Il male non esiste: l'uomo e l'enigma della natura
E' come un incantamento. Una specie di strano sortilegio. Una suggestione antica e potente. Non vale per tutti, certo: ma c'è qualcosa di ipnotico in questo film. Qualcosa che non si può spiegare a parole, là dove la cruda praticità del verbo deve forzatamente lasciare spazio al simbolo, al segno.
E' un film poetico e minimalista «Il male non esiste», il «De rerum natura» del giapponese Hamaguchi (già premio Oscar per il bellissimo «Drive my car») che stabilisce un'originale e imprevista connessione con l'ambiente girando con grande delicatezza un film anche emotivamente «sostenibile», nel confronto attualissimo tra logica degli affari e senso di comunità.

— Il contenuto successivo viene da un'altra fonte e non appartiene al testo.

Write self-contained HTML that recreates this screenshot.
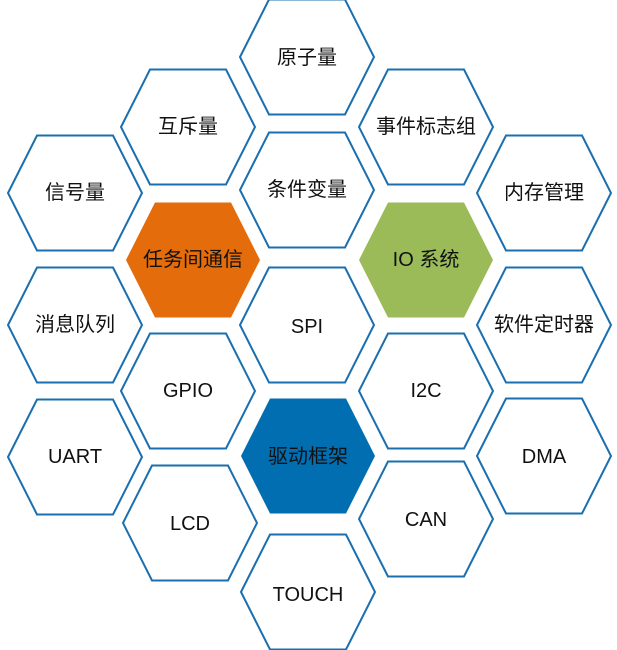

Intrigante sin dalla sequenza di apertura con la cinepresa rivolta verso l'alto, magica e rarefatta in quegli interminabili carrelli, la pellicola di Hamaguchi, Gran Premio della giuria all'ultima mostra del cinema di Venezia (dove ha conteso fino all'ultimo il Leone d'oro a «Povere crerature!» di Lanthimos) ci conduce in un villaggio rurale su cui grava la minaccia della costruzione di un «glamping», un camping glam e di lusso la cui costruzione potrebbe avere ripercussioni pesantissime sull'equilibrio del luogo. Gli abitanti, che vivono in armonia con la natura, sono fermamente contrari al progetto: così l'impresa che ha l'incarico dei lavori invia sul posto due suoi funzionari…
Condotto per mano dalla musica enigmatica di Eiko Ishibashi, che gioca un ruolo assai importante nel non scontato potere di fascinazione del film (il cui script trova ispirazione e senso proprio da quelle note), «Il male non esiste» va alla riscoperta delle cose che contano in un modo dove il comportamento responsabile è qualcosa che si è completamente smarrito: e l'uomo, che si perde in un bicchiere d'acqua (anzi, in una zuppa di udon), è costretto - così come lo spettatore (sorpreso da un finale aperto a molteplici interpretazioni) ad abdicare davanti a misteri più grandi di lui.